Once she was satisfied, she had no upmarket food stuffs left on her person, Ella stood up, held her hands out for the handcuffs and said, ‘Let’s go.’
The officer produced the cuffs and clicked them on. ‘Not too tight, I hope?’ She took Ella’s elbow and led her gently towards the lifts. They took a left turn and the officer punched a code into what looked like a prison door. In all the years she had been shopping in Knightsbridge she never suspected that anything so ugly and utilitarian was hidden back here. The walked in silence along a wide corridor and arrived at a service lift. The officer pushed the down button. She looked at Ella.
‘They are going to throw the book at you this time, you know. You should have stopped after the show you did at The Fringe. You’re an icon for a lot of young girls, so this is going to look really bad,’ the young officer whispered.

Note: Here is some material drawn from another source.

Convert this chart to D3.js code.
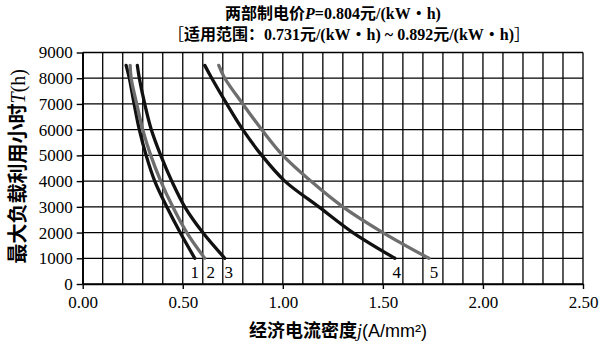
<!DOCTYPE html>
<html>
<head>
<meta charset="utf-8">
<script src="https://cdn.jsdelivr.net/npm/d3@7"></script>
<style>
  body { margin: 0; background: #fff; }
  svg text { font-family: "Liberation Serif", "Noto Sans CJK SC", serif; fill: #000; }
  .cjk { font-family: "Noto Sans CJK SC", sans-serif; }
</style>
</head>
<body>
<svg id="chart"></svg>
<script>
// hours T and economic current density j for each curve
const hours = [8500, 8000, 7000, 6000, 5000, 4000, 3000, 2000, 1000];
const curve1 = [0.217, 0.233, 0.257, 0.283, 0.317, 0.36, 0.42, 0.487, 0.56];
const curve2 = [0.237, 0.242, 0.27, 0.30, 0.34, 0.39, 0.45, 0.52, 0.61];
const curve3 = [0.273, 0.283, 0.31, 0.343, 0.39, 0.445, 0.51, 0.60, 0.71];
const curve4 = [0.61, 0.645, 0.72, 0.80, 0.895, 1.01, 1.18, 1.35, 1.56];
const curve5 = [0.68, 0.71, 0.80, 0.895, 1.00, 1.14, 1.30, 1.50, 1.73];
const curveNames = ["1", "2", "3", "4", "5"];
const xTicks = [0, 0.5, 1.0, 1.5, 2.0, 2.5];
const yTicks = [0, 1000, 2000, 3000, 4000, 5000, 6000, 7000, 8000, 9000];

const W = 600, H = 343;
const margin = {top: 52.5, right: 17, bottom: 59, left: 82.7};
const w = W - margin.left - margin.right;
const h = H - margin.top - margin.bottom;

const svg = d3.select("#chart").attr("width", W).attr("height", H);
const g = svg.append("g").attr("transform", `translate(${margin.left},${margin.top})`);

const x = d3.scaleLinear().domain([0, 2.5]).range([0, w]);
const y = d3.scaleLinear().domain([0, 9000]).range([h, 0]);

// grid
g.append("g").selectAll("line")
  .data(d3.range(0, 26).map(i => i / 10))
  .enter().append("line")
  .attr("x1", d => x(d)).attr("x2", d => x(d))
  .attr("y1", 0).attr("y2", h)
  .attr("stroke", "#000").attr("stroke-width", 1.3);
g.append("g").selectAll("line")
  .data(yTicks)
  .enter().append("line")
  .attr("x1", 0).attr("x2", w)
  .attr("y1", d => y(d)).attr("y2", d => y(d))
  .attr("stroke", "#000").attr("stroke-width", 1.3);

const xAxis = g.append("g")
  .attr("transform", `translate(0,${h})`)
  .call(d3.axisBottom(x).tickValues(xTicks).tickFormat(d3.format(".2f")).tickSize(5).tickSizeOuter(0));
const yAxis = g.append("g")
  .call(d3.axisLeft(y).tickValues(yTicks).tickFormat(d => d).tickSize(6).tickSizeOuter(0));
[xAxis, yAxis].forEach(a => {
  a.attr("font-family", null);
  a.select(".domain").attr("stroke", "#000").attr("stroke-width", 1.5);
  a.selectAll(".tick line").attr("stroke", "#000").attr("stroke-width", 1.4);
  a.selectAll("text").attr("font-size", 17).attr("fill", "#000")
    .style("font-family", "'Liberation Serif', serif");
});
xAxis.selectAll("text").attr("dy", "0.95em");
yAxis.selectAll("text").attr("dx", "-0.05em");

// curves
const series = [curve1, curve2, curve3, curve4, curve5];
const colors = ["#111", "#6e6e6e", "#111", "#111", "#6e6e6e"];
const labelShift = [0, 6, 4, 2, 5];
const line = d3.line()
  .x(d => x(d[0])).y(d => y(d[1]))
  .curve(d3.curveCatmullRom);

series.forEach((s, i) => {
  const pts = s.map((v, k) => [v, hours[k]]);
  g.append("path")
    .attr("d", line(pts))
    .attr("fill", "none")
    .attr("stroke", colors[i])
    .attr("stroke-width", 3.3)
    .attr("stroke-linecap", "round");
  g.append("text")
    .attr("x", x(s[s.length - 1]) + labelShift[i])
    .attr("y", y(hours[hours.length - 1]) + 20)
    .attr("text-anchor", "middle")
    .attr("font-size", 17)
    .text(curveNames[i]);
});

// titles
const t1 = svg.append("text").attr("x", 333).attr("y", 19).attr("text-anchor", "middle")
  .attr("font-size", 16).attr("font-weight", "bold");
t1.append("tspan").attr("class", "cjk").text("两部制电价");
t1.append("tspan").attr("font-style", "italic").text("P");
t1.append("tspan").text("=0.804");
t1.append("tspan").attr("class", "cjk").text("元");
t1.append("tspan").text("/(kW");
t1.append("tspan").attr("class", "cjk").text("・");
t1.append("tspan").text("h)");

const t2 = svg.append("text").attr("x", 349).attr("y", 40).attr("text-anchor", "middle")
  .attr("font-size", 16).attr("font-weight", "bold");
t2.append("tspan").attr("class", "cjk").attr("font-weight", "normal").text("［");
t2.append("tspan").attr("class", "cjk").text("适用范围：");
t2.append("tspan").text("0.731");
t2.append("tspan").attr("class", "cjk").text("元");
t2.append("tspan").text("/(kW");
t2.append("tspan").attr("class", "cjk").text("・");
t2.append("tspan").text("h) ~ 0.892");
t2.append("tspan").attr("class", "cjk").text("元");
t2.append("tspan").text("/(kW");
t2.append("tspan").attr("class", "cjk").text("・");
t2.append("tspan").text("h)");
t2.append("tspan").attr("class", "cjk").attr("font-weight", "normal").text("］");

// axis titles
const yl = svg.append("text")
  .attr("transform", `translate(25,${margin.top + h / 2 - 2}) rotate(-90)`)
  .attr("text-anchor", "middle").attr("font-size", 20).attr("font-weight", "bold");
yl.append("tspan").attr("class", "cjk").text("最大负载利用小时");
yl.append("tspan").attr("font-style", "italic").attr("font-weight", "normal").text("T");
yl.append("tspan").attr("font-weight", "normal").text("(h)");

const xl = svg.append("text")
  .attr("x", 338).attr("y", 337)
  .attr("text-anchor", "middle").attr("font-size", 18).attr("font-weight", "bold");
xl.append("tspan").attr("class", "cjk").text("经济电流密度");
xl.append("tspan").attr("font-style", "italic").attr("font-weight", "normal").text("j");
xl.append("tspan").attr("font-weight", "normal").style("font-family", "Liberation Sans").text("(A/mm²)");
</script>
</body>
</html>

The call button didn’t make a dinging sound, no nattily dressed assistant in the lift. Just two huge cops that made even Ella look petite.
‘Mind your step, Lady Ella,’ the officer said. She was still smiling but as she turned to face her colleagues, her face became a mask.
As she stepped carefully over the gap in the old service lift Ella began to suspect that she might have taken things a little too far this time.